The talent comparison that still divides people
Carter and McGrady arrived in the league with gifts that were immediately obvious to anyone watching. Carter became one of the most electrifying dunkers the sport had ever seen, while McGrady developed one of the most unstoppable scoring arsenals of his generation. Both earned All-Star selections and All-NBA honors and built careers that earned them eventual enshrinement in the Hall of Fame.
Bryant’s résumé, of course, speaks loudly on its own. Five championships, two scoring titles, an MVP award and 12 All-Defensive team selections tell the story of a player who dominated on both ends of the floor for two decades. But Scott’s point is less about the trophies and more about the process, specifically the obsessive, unglamorous, before-dawn work that went into building and maintaining that level of excellence year after year.
Kobe’s legacy as a worker
Others who played alongside or observed Bryant during his career have echoed versions of Scott’s sentiment. The image of Bryant arriving at the gym in the early hours of the morning while the rest of the league slept has become one of the most enduring pieces of his mythology, and not without reason. Those who were around him consistently describe a player who treated every practice, every film session and every offseason as an opportunity that others were letting pass.

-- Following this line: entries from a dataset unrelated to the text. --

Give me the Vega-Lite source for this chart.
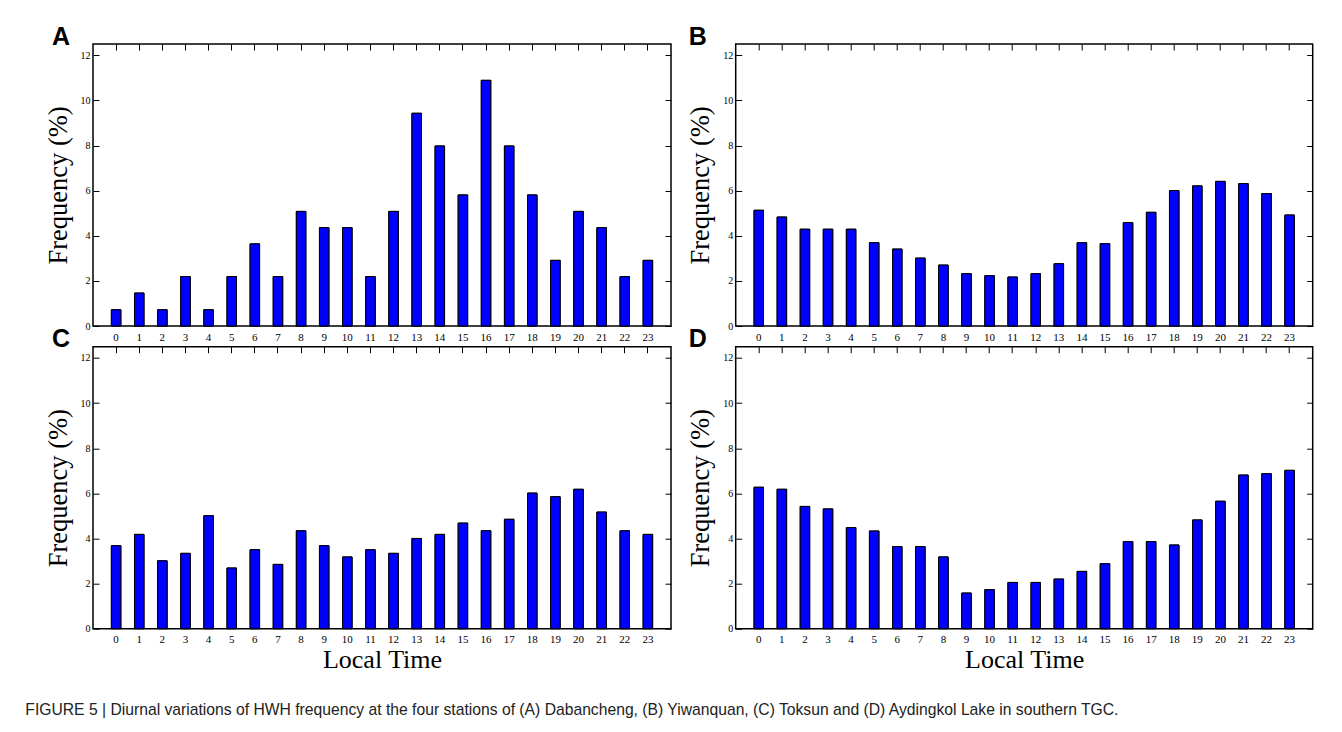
{
  "$schema": "https://vega.github.io/schema/vega-lite/v6.json",
  "background": "white",
  "padding": {"left": 25, "top": 23, "right": 5, "bottom": 14},
  "bounds": "flush",
  "columns": 2,
  "spacing": {"row": 20.7, "column": 64.7},
  "title": {
    "text": "FIGURE 5 | Diurnal variations of HWH frequency at the four stations of (A) Dabancheng, (B) Yiwanquan, (C) Toksun and (D) Aydingkol Lake in southern TGC.",
    "orient": "bottom",
    "anchor": "start",
    "frame": "group",
    "dx": -67.7,
    "offset": 30,
    "font": "Liberation Sans",
    "fontSize": 15.7,
    "fontWeight": "normal",
    "color": "#222222"
  },
  "config": {
    "view": {"stroke": "black", "strokeWidth": 1.5},
    "title": {"font": "Liberation Sans", "fontSize": 25, "fontWeight": "bold", "color": "black", "anchor": "start", "frame": "group", "dx": -41, "offset": -6, "baseline": "alphabetic"},
    "axis": {"labelFont": "Liberation Serif", "titleFont": "Liberation Serif", "labelColor": "black", "titleColor": "black", "tickColor": "black", "grid": false, "domain": false, "titleFontWeight": "normal"}
  },
  "data": {
    "values": [
      {"panel": "A", "hour": 0, "freq": 0.72}, {"panel": "A", "hour": 1, "freq": 1.46}, {"panel": "A", "hour": 2, "freq": 0.72}, {"panel": "A", "hour": 3, "freq": 2.19},
      {"panel": "A", "hour": 4, "freq": 0.72}, {"panel": "A", "hour": 5, "freq": 2.19}, {"panel": "A", "hour": 6, "freq": 3.64}, {"panel": "A", "hour": 7, "freq": 2.19},
      {"panel": "A", "hour": 8, "freq": 5.08}, {"panel": "A", "hour": 9, "freq": 4.36}, {"panel": "A", "hour": 10, "freq": 4.36}, {"panel": "A", "hour": 11, "freq": 2.19},
      {"panel": "A", "hour": 12, "freq": 5.08}, {"panel": "A", "hour": 13, "freq": 9.43}, {"panel": "A", "hour": 14, "freq": 7.98}, {"panel": "A", "hour": 15, "freq": 5.81},
      {"panel": "A", "hour": 16, "freq": 10.89}, {"panel": "A", "hour": 17, "freq": 7.98}, {"panel": "A", "hour": 18, "freq": 5.81}, {"panel": "A", "hour": 19, "freq": 2.91},
      {"panel": "A", "hour": 20, "freq": 5.08}, {"panel": "A", "hour": 21, "freq": 4.36}, {"panel": "A", "hour": 22, "freq": 2.19}, {"panel": "A", "hour": 23, "freq": 2.91},
      {"panel": "B", "hour": 0, "freq": 5.13}, {"panel": "B", "hour": 1, "freq": 4.83}, {"panel": "B", "hour": 2, "freq": 4.29}, {"panel": "B", "hour": 3, "freq": 4.29},
      {"panel": "B", "hour": 4, "freq": 4.29}, {"panel": "B", "hour": 5, "freq": 3.69}, {"panel": "B", "hour": 6, "freq": 3.41}, {"panel": "B", "hour": 7, "freq": 3.01},
      {"panel": "B", "hour": 8, "freq": 2.70}, {"panel": "B", "hour": 9, "freq": 2.32}, {"panel": "B", "hour": 10, "freq": 2.23}, {"panel": "B", "hour": 11, "freq": 2.17},
      {"panel": "B", "hour": 12, "freq": 2.32}, {"panel": "B", "hour": 13, "freq": 2.76}, {"panel": "B", "hour": 14, "freq": 3.69}, {"panel": "B", "hour": 15, "freq": 3.65},
      {"panel": "B", "hour": 16, "freq": 4.58}, {"panel": "B", "hour": 17, "freq": 5.04}, {"panel": "B", "hour": 18, "freq": 6.00}, {"panel": "B", "hour": 19, "freq": 6.21},
      {"panel": "B", "hour": 20, "freq": 6.41}, {"panel": "B", "hour": 21, "freq": 6.31}, {"panel": "B", "hour": 22, "freq": 5.87}, {"panel": "B", "hour": 23, "freq": 4.92},
      {"panel": "C", "hour": 0, "freq": 3.68}, {"panel": "C", "hour": 1, "freq": 4.18}, {"panel": "C", "hour": 2, "freq": 3.01}, {"panel": "C", "hour": 3, "freq": 3.34},
      {"panel": "C", "hour": 4, "freq": 5.01}, {"panel": "C", "hour": 5, "freq": 2.69}, {"panel": "C", "hour": 6, "freq": 3.50}, {"panel": "C", "hour": 7, "freq": 2.85},
      {"panel": "C", "hour": 8, "freq": 4.34}, {"panel": "C", "hour": 9, "freq": 3.68}, {"panel": "C", "hour": 10, "freq": 3.18}, {"panel": "C", "hour": 11, "freq": 3.50},
      {"panel": "C", "hour": 12, "freq": 3.34}, {"panel": "C", "hour": 13, "freq": 4.00}, {"panel": "C", "hour": 14, "freq": 4.18}, {"panel": "C", "hour": 15, "freq": 4.68},
      {"panel": "C", "hour": 16, "freq": 4.34}, {"panel": "C", "hour": 17, "freq": 4.85}, {"panel": "C", "hour": 18, "freq": 6.01}, {"panel": "C", "hour": 19, "freq": 5.85},
      {"panel": "C", "hour": 20, "freq": 6.18}, {"panel": "C", "hour": 21, "freq": 5.17}, {"panel": "C", "hour": 22, "freq": 4.34}, {"panel": "C", "hour": 23, "freq": 4.18},
      {"panel": "D", "hour": 0, "freq": 6.27}, {"panel": "D", "hour": 1, "freq": 6.18}, {"panel": "D", "hour": 2, "freq": 5.42}, {"panel": "D", "hour": 3, "freq": 5.31},
      {"panel": "D", "hour": 4, "freq": 4.48}, {"panel": "D", "hour": 5, "freq": 4.33}, {"panel": "D", "hour": 6, "freq": 3.64}, {"panel": "D", "hour": 7, "freq": 3.64},
      {"panel": "D", "hour": 8, "freq": 3.18}, {"panel": "D", "hour": 9, "freq": 1.58}, {"panel": "D", "hour": 10, "freq": 1.73}, {"panel": "D", "hour": 11, "freq": 2.05},
      {"panel": "D", "hour": 12, "freq": 2.05}, {"panel": "D", "hour": 13, "freq": 2.20}, {"panel": "D", "hour": 14, "freq": 2.54}, {"panel": "D", "hour": 15, "freq": 2.88},
      {"panel": "D", "hour": 16, "freq": 3.86}, {"panel": "D", "hour": 17, "freq": 3.86}, {"panel": "D", "hour": 18, "freq": 3.71}, {"panel": "D", "hour": 19, "freq": 4.82},
      {"panel": "D", "hour": 20, "freq": 5.65}, {"panel": "D", "hour": 21, "freq": 6.81}, {"panel": "D", "hour": 22, "freq": 6.87}, {"panel": "D", "hour": 23, "freq": 7.02}
    ]
  },
  "concat": [
    {
      "title": {"text": "A"},
      "width": 578, "height": 282,
      "transform": [{"filter": "datum.panel === 'A'"}],
      "layer": [
        {"mark": {"type": "bar", "fill": "#0000ff", "stroke": "black", "strokeWidth": 1, "width": 9.5},
         "encoding": {
           "x": {"field": "hour", "type": "ordinal", "scale": {"paddingInner": 0.59, "paddingOuter": 0.795}, "axis": {"orient": "bottom", "title": null, "labelAngle": 0, "ticks": false, "labelPadding": 5, "labelFontSize": 11}},
           "y": {"field": "freq", "type": "quantitative", "scale": {"domain": [0, 12.5], "nice": false}, "axis": {"orient": "left", "title": "Frequency (%)", "values": [0, 2, 4, 6, 8, 10, 12], "tickSize": -6, "labelPadding": 9, "labelFontSize": 10, "titleFontSize": 26.5, "titlePadding": 8}}
         }},
        {"mark": {"type": "bar", "fill": "#0000ff", "stroke": "black", "strokeWidth": 1, "width": 9.5},
         "encoding": {
           "x": {"field": "hour", "type": "ordinal", "axis": {"orient": "top", "title": null, "labels": false, "tickSize": -6}},
           "y": {"field": "freq", "type": "quantitative", "axis": {"orient": "right", "title": null, "labels": false, "values": [0, 2, 4, 6, 8, 10, 12], "tickSize": -6}}
         }}
      ],
      "resolve": {"axis": {"x": "independent", "y": "independent"}}
    },
    {
      "title": {"text": "B", "dx": -47},
      "width": 577, "height": 282,
      "transform": [{"filter": "datum.panel === 'B'"}],
      "layer": [
        {"mark": {"type": "bar", "fill": "#0000ff", "stroke": "black", "strokeWidth": 1, "width": 9.5},
         "encoding": {
           "x": {"field": "hour", "type": "ordinal", "scale": {"paddingInner": 0.59, "paddingOuter": 0.795}, "axis": {"orient": "bottom", "title": null, "labelAngle": 0, "ticks": false, "labelPadding": 5, "labelFontSize": 11}},
           "y": {"field": "freq", "type": "quantitative", "scale": {"domain": [0, 12.5], "nice": false}, "axis": {"orient": "left", "title": "Frequency (%)", "values": [0, 2, 4, 6, 8, 10, 12], "tickSize": -6, "labelPadding": 9, "labelFontSize": 10, "titleFontSize": 26.5, "titlePadding": 8}}
         }},
        {"mark": {"type": "bar", "fill": "#0000ff", "stroke": "black", "strokeWidth": 1, "width": 9.5},
         "encoding": {
           "x": {"field": "hour", "type": "ordinal", "axis": {"orient": "top", "title": null, "labels": false, "tickSize": -6}},
           "y": {"field": "freq", "type": "quantitative", "axis": {"orient": "right", "title": null, "labels": false, "values": [0, 2, 4, 6, 8, 10, 12], "tickSize": -6}}
         }}
      ],
      "resolve": {"axis": {"x": "independent", "y": "independent"}}
    },
    {
      "title": {"text": "C"},
      "width": 578, "height": 282,
      "transform": [{"filter": "datum.panel === 'C'"}],
      "layer": [
        {"mark": {"type": "bar", "fill": "#0000ff", "stroke": "black", "strokeWidth": 1, "width": 9.5},
         "encoding": {
           "x": {"field": "hour", "type": "ordinal", "scale": {"paddingInner": 0.59, "paddingOuter": 0.795}, "axis": {"orient": "bottom", "title": "Local Time", "labelAngle": 0, "ticks": false, "labelPadding": 5, "labelFontSize": 11, "titleFontSize": 26, "titlePadding": 2}},
           "y": {"field": "freq", "type": "quantitative", "scale": {"domain": [0, 12.5], "nice": false}, "axis": {"orient": "left", "title": "Frequency (%)", "values": [0, 2, 4, 6, 8, 10, 12], "tickSize": -6, "labelPadding": 9, "labelFontSize": 10, "titleFontSize": 26.5, "titlePadding": 8}}
         }},
        {"mark": {"type": "bar", "fill": "#0000ff", "stroke": "black", "strokeWidth": 1, "width": 9.5},
         "encoding": {
           "x": {"field": "hour", "type": "ordinal", "axis": {"orient": "top", "title": null, "labels": false, "tickSize": -6}},
           "y": {"field": "freq", "type": "quantitative", "axis": {"orient": "right", "title": null, "labels": false, "values": [0, 2, 4, 6, 8, 10, 12], "tickSize": -6}}
         }}
      ],
      "resolve": {"axis": {"x": "independent", "y": "independent"}}
    },
    {
      "title": {"text": "D", "dx": -47},
      "width": 577, "height": 282,
      "transform": [{"filter": "datum.panel === 'D'"}],
      "layer": [
        {"mark": {"type": "bar", "fill": "#0000ff", "stroke": "black", "strokeWidth": 1, "width": 9.5},
         "encoding": {
           "x": {"field": "hour", "type": "ordinal", "scale": {"paddingInner": 0.59, "paddingOuter": 0.795}, "axis": {"orient": "bottom", "title": "Local Time", "labelAngle": 0, "ticks": false, "labelPadding": 5, "labelFontSize": 11, "titleFontSize": 26, "titlePadding": 2}},
           "y": {"field": "freq", "type": "quantitative", "scale": {"domain": [0, 12.5], "nice": false}, "axis": {"orient": "left", "title": "Frequency (%)", "values": [0, 2, 4, 6, 8, 10, 12], "tickSize": -6, "labelPadding": 9, "labelFontSize": 10, "titleFontSize": 26.5, "titlePadding": 8}}
         }},
        {"mark": {"type": "bar", "fill": "#0000ff", "stroke": "black", "strokeWidth": 1, "width": 9.5},
         "encoding": {
           "x": {"field": "hour", "type": "ordinal", "axis": {"orient": "top", "title": null, "labels": false, "tickSize": -6}},
           "y": {"field": "freq", "type": "quantitative", "axis": {"orient": "right", "title": null, "labels": false, "values": [0, 2, 4, 6, 8, 10, 12], "tickSize": -6}}
         }}
      ],
      "resolve": {"axis": {"x": "independent", "y": "independent"}}
    }
  ]
}
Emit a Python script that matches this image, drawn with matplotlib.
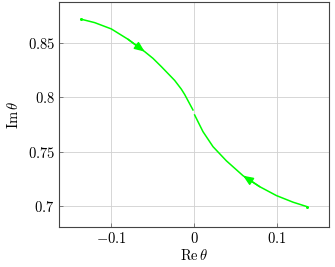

The broader question Scott’s take raises is one that the sport has wrestled with since Bryant retired and then passed away in 2020. How much of greatness is raw ability and how much is the refusal to let ability go to waste? For Scott the answer has always been clear, and no amount of pushback from McGrady or anyone else is going to move him off it.
Bryant himself, in his final NBA game in 2016, spoke about having given everything he had to the game. For Scott, those words were not a farewell speech. They were a mission statement that had been lived out every single day for 20 years.